Tuesday, March 12, 2013

MySQL vs NoSQL vs Postgres vs SQL Server, Cage Match

Tonight I went to compare the usual suspects for a set of slides I was doing and thought I would share the results.  

I do not believe anyone should be surprised by the results. MySQL became less interesting once it was acquired, and the number of Postgres deployments is greater than what all of the NoSQL market combined adds up to. When looking at emerging technologies, press time given to a single software product has no relation to what its actual market share is (which isn't as obvious as one might think to everyone).

When I get asked what my current opinion about NoSQL vs SQL is, I say that I continue to see NoSQL as a spotlight highlighting the failures in the design of the current relational database software vendors(*). Which should not damn the concept of the relational database, but somehow it happens anyways.

The two biggest issues that stand out to me are that current leading relational databases never solved scale out very well, and online operations are too expensive.

Would a document model really matter if schemas could be altered online? You would still have the weak vs strongly typed arguments that can exist in schema/table design, but if the operation to add additional characteristics to a table (object) was online or automatic I believe a lot of the arguments you see for schema less design would go away.

The other giant failure was that the vendors didn't approach scale out as a strong requirement for future designs. Going back a few years you can see where the vendors would talk about shared nothing designs, but only in the scope of support handful of nodes in a cluster. A hundred or so at best, which is small potatoes for where some of the NoSQL vendors who focus on scale out shoot for.

Its funny to think about how much has been written on this topic that has focused on the SQL language, when no new language has emerged from the NoSQL market that has any size-able adoption. At this point most of the NoSQL vendors now talk about how they have, or are, adding a SQL interface to their products.

The innovation hasn't been in the language, but in the design of database engines themselves.

The other bit of humor in this, is that if you take apart how most of the major vendors have implemented their storage engines, you would find that in the inner design few are strongly typed, and few track relationships in the core of their design. Most of the major vendors could do more operational changes online if they were willing to put reasonable scoping on what can be altered. The Innodb row format is inflexible, but the addition of some version information and a catalog documenting the versions would fix that.

To sum this up, the need to preserve backwards compatibility is what has kept the relational database vendors from solving the needs that caused the NoSQL solutions to come to market. I don't see any of them tackling this anytime soon; the margins on their current products doesn't dictate the need for them to do this.

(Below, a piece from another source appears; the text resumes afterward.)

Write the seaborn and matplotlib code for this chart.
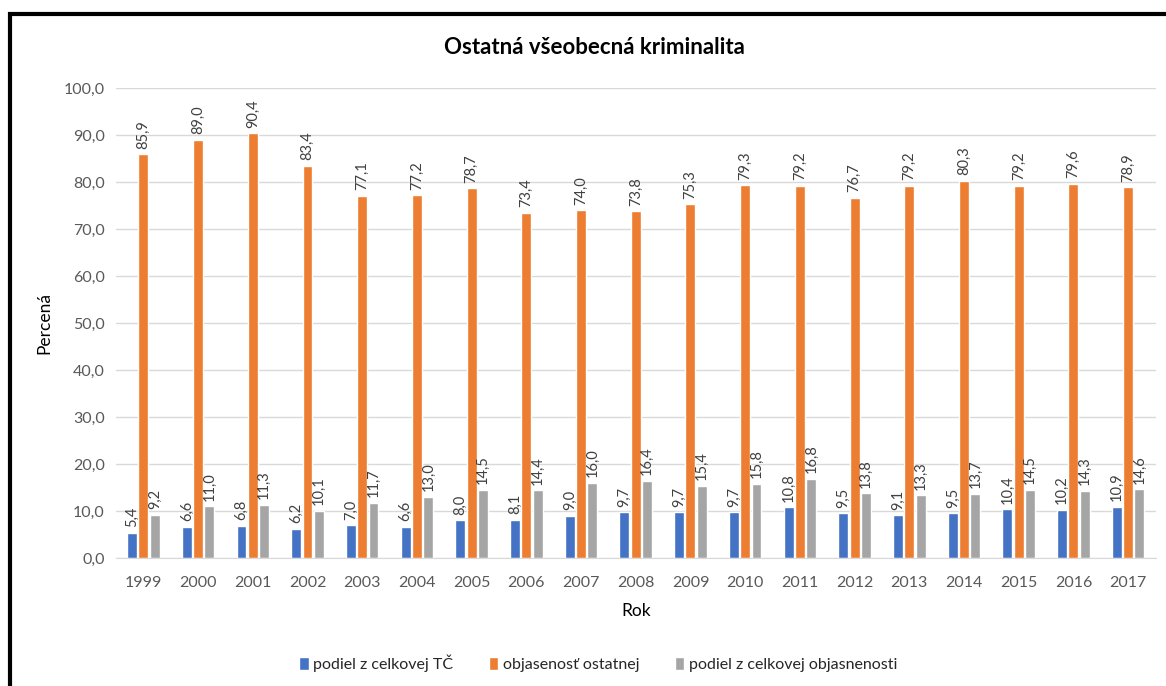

A final thought about the state of the current nosql databases.

One of the "hard things" that almost(?) none of the current NoSQL vendors has tackled is the JOIN, i.e. the fundamental feature which is required to do anything beyond simple key/pair or basic search. Join optimizers are hard to write(*).  Network aware join optimizers are particularly difficult to write mainly because direct attached storage, AKA a hard drive, is a lot more reliable on a second to second basis than the network.

*) I also get asked which one I would pick if I had to pick one. Currently I suggest Cassandra, though more often then not a table with a key and a blob would work as well.

*) One of the nice things about MySQL's design was that someone designing a new engine could focus on the datastore and punt on the rest (well, sort of,... the pluggable storage engine interface never matured to the point of really playing nicely with other people's designs).